>> BEGIN

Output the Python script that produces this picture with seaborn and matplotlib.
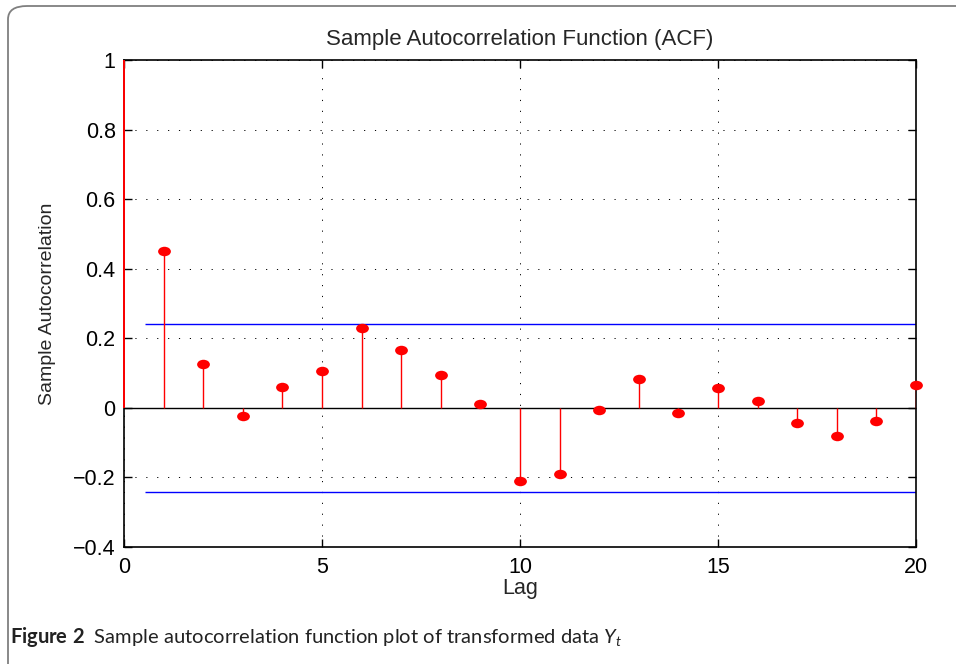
import numpy as np
import matplotlib
matplotlib.use("Agg")
import matplotlib.pyplot as plt
import seaborn as sns
import pandas as pd
from matplotlib.path import Path
from matplotlib.transforms import Affine2D
from matplotlib.patches import FancyBboxPatch

# ---- data ----
lags = list(range(1, 21))
acf_values = [0.451, 0.126, -0.023, 0.060, 0.106, 0.230, 0.167, 0.095, 0.012, -0.210,
              -0.190, -0.006, 0.083, -0.014, 0.057, 0.020, -0.043, -0.080, -0.037, 0.066]
lag0_value = 1.0
conf_bound = 0.2415
bound_start, bound_end = 0.53, 20
x_ticks = [0, 5, 10, 15, 20]
y_ticks = [-0.4, -0.2, 0, 0.2, 0.4, 0.6, 0.8, 1]
y_tick_labels = ["\u22120.4", "\u22120.2", "0", "0.2", "0.4", "0.6", "0.8", "1"]

sns.set_theme(style="white")
plt.rcParams['font.family'] = ['Liberation Sans', 'DejaVu Sans']
plt.rcParams['mathtext.fontset'] = 'custom'
plt.rcParams['mathtext.rm'] = 'Lato'
plt.rcParams['mathtext.bf'] = 'Lato:bold'
plt.rcParams['mathtext.it'] = 'Lato:italic'

fig = plt.figure(figsize=(9.56, 6.64), dpi=100)
ax = fig.add_axes([124/956, 1-547/664, (916-124)/956, (547-60)/664])

df = pd.DataFrame({"lag": lags, "acf": acf_values})

# stems
ax.vlines(df["lag"], 0, df["acf"], color="#ff0000", lw=1.0, zorder=3)
ax.vlines([0], 0, [lag0_value], color="#ff0000", lw=1.4, zorder=5, clip_on=False)
# zero line
ax.axhline(0, color="black", lw=1.0, zorder=2)
# confidence bounds
ax.hlines([conf_bound, -conf_bound], bound_start, bound_end, color="#0000ff", lw=1.0, zorder=2)

ellipse = Path.unit_circle().transformed(Affine2D().scale(1.35, 1.0))
sns.scatterplot(data=df, x="lag", y="acf", ax=ax, marker=ellipse, s=85,
                color="#ff0000", edgecolor="#ff0000", linewidth=0, zorder=4, clip_on=False)

ax.set_xlim(0, 20)
ax.set_ylim(-0.4, 1)
ax.set_xticks(x_ticks)
ax.set_xticklabels([str(t) for t in x_ticks])
ax.set_yticks(y_ticks)
ax.set_yticklabels(y_tick_labels)

ax.grid(True, color="black", lw=0.7, linestyle=(0, (1.2, 10)))
ax.set_axisbelow(True)
for sp in ax.spines.values():
    sp.set_visible(True)
    sp.set_color("black")
    sp.set_linewidth(1.2)
ax.tick_params(direction="in", length=6, width=1, top=True, right=True,
               bottom=True, left=True, labelsize=15.5, colors="black", pad=6)
ax.tick_params(axis="x", pad=7)

ax.set_title("Sample Autocorrelation Function (ACF)", fontsize=16, pad=11)
ax.set_xlabel("Lag", fontsize=15.5, labelpad=0)
ax.set_ylabel("Sample Autocorrelation", fontsize=14, labelpad=12)

fig.text(10/956, 1-637/664, r"$\mathbf{Figure\ 2}$  Sample autocorrelation function plot of transformed data $Y_t$",
         fontsize=14.5, family=['Lato', 'DejaVu Sans'], va="center", ha="left", color="#222222")

box = FancyBboxPatch((8/956, -20/664), 990/956, (664-6+20)/664,
                     boxstyle="round,pad=0,rounding_size=0.02",
                     transform=fig.transFigure, fill=False, edgecolor="#7f7f7f", lw=1.3,
                     clip_on=False)
fig.patches.append(box)

fig.savefig("out.png", dpi=100)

>> END

What to work on
Restate the whole listing above exactly, please, omitting every image.

Response for this exercise
Output the Python script that produces this picture with seaborn and matplotlib.
import numpy as np
import matplotlib
matplotlib.use("Agg")
import matplotlib.pyplot as plt
import seaborn as sns
import pandas as pd
from matplotlib.path import Path
from matplotlib.transforms import Affine2D
from matplotlib.patches import FancyBboxPatch

# ---- data ----
lags = list(range(1, 21))
acf_values = [0.451, 0.126, -0.023, 0.060, 0.106, 0.230, 0.167, 0.095, 0.012, -0.210,
              -0.190, -0.006, 0.083, -0.014, 0.057, 0.020, -0.043, -0.080, -0.037, 0.066]
lag0_value = 1.0
conf_bound = 0.2415
bound_start, bound_end = 0.53, 20
x_ticks = [0, 5, 10, 15, 20]
y_ticks = [-0.4, -0.2, 0, 0.2, 0.4, 0.6, 0.8, 1]
y_tick_labels = ["\u22120.4", "\u22120.2", "0", "0.2", "0.4", "0.6", "0.8", "1"]

sns.set_theme(style="white")
plt.rcParams['font.family'] = ['Liberation Sans', 'DejaVu Sans']
plt.rcParams['mathtext.fontset'] = 'custom'
plt.rcParams['mathtext.rm'] = 'Lato'
plt.rcParams['mathtext.bf'] = 'Lato:bold'
plt.rcParams['mathtext.it'] = 'Lato:italic'

fig = plt.figure(figsize=(9.56, 6.64), dpi=100)
ax = fig.add_axes([124/956, 1-547/664, (916-124)/956, (547-60)/664])

df = pd.DataFrame({"lag": lags, "acf": acf_values})

# stems
ax.vlines(df["lag"], 0, df["acf"], color="#ff0000", lw=1.0, zorder=3)
ax.vlines([0], 0, [lag0_value], color="#ff0000", lw=1.4, zorder=5, clip_on=False)
# zero line
ax.axhline(0, color="black", lw=1.0, zorder=2)
# confidence bounds
ax.hlines([conf_bound, -conf_bound], bound_start, bound_end, color="#0000ff", lw=1.0, zorder=2)

ellipse = Path.unit_circle().transformed(Affine2D().scale(1.35, 1.0))
sns.scatterplot(data=df, x="lag", y="acf", ax=ax, marker=ellipse, s=85,
                color="#ff0000", edgecolor="#ff0000", linewidth=0, zorder=4, clip_on=False)

ax.set_xlim(0, 20)
ax.set_ylim(-0.4, 1)
ax.set_xticks(x_ticks)
ax.set_xticklabels([str(t) for t in x_ticks])
ax.set_yticks(y_ticks)
ax.set_yticklabels(y_tick_labels)

ax.grid(True, color="black", lw=0.7, linestyle=(0, (1.2, 10)))
ax.set_axisbelow(True)
for sp in ax.spines.values():
    sp.set_visible(True)
    sp.set_color("black")
    sp.set_linewidth(1.2)
ax.tick_params(direction="in", length=6, width=1, top=True, right=True,
               bottom=True, left=True, labelsize=15.5, colors="black", pad=6)
ax.tick_params(axis="x", pad=7)

ax.set_title("Sample Autocorrelation Function (ACF)", fontsize=16, pad=11)
ax.set_xlabel("Lag", fontsize=15.5, labelpad=0)
ax.set_ylabel("Sample Autocorrelation", fontsize=14, labelpad=12)

fig.text(10/956, 1-637/664, r"$\mathbf{Figure\ 2}$  Sample autocorrelation function plot of transformed data $Y_t$",
         fontsize=14.5, family=['Lato', 'DejaVu Sans'], va="center", ha="left", color="#222222")

box = FancyBboxPatch((8/956, -20/664), 990/956, (664-6+20)/664,
                     boxstyle="round,pad=0,rounding_size=0.02",
                     transform=fig.transFigure, fill=False, edgecolor="#7f7f7f", lw=1.3,
                     clip_on=False)
fig.patches.append(box)

fig.savefig("out.png", dpi=100)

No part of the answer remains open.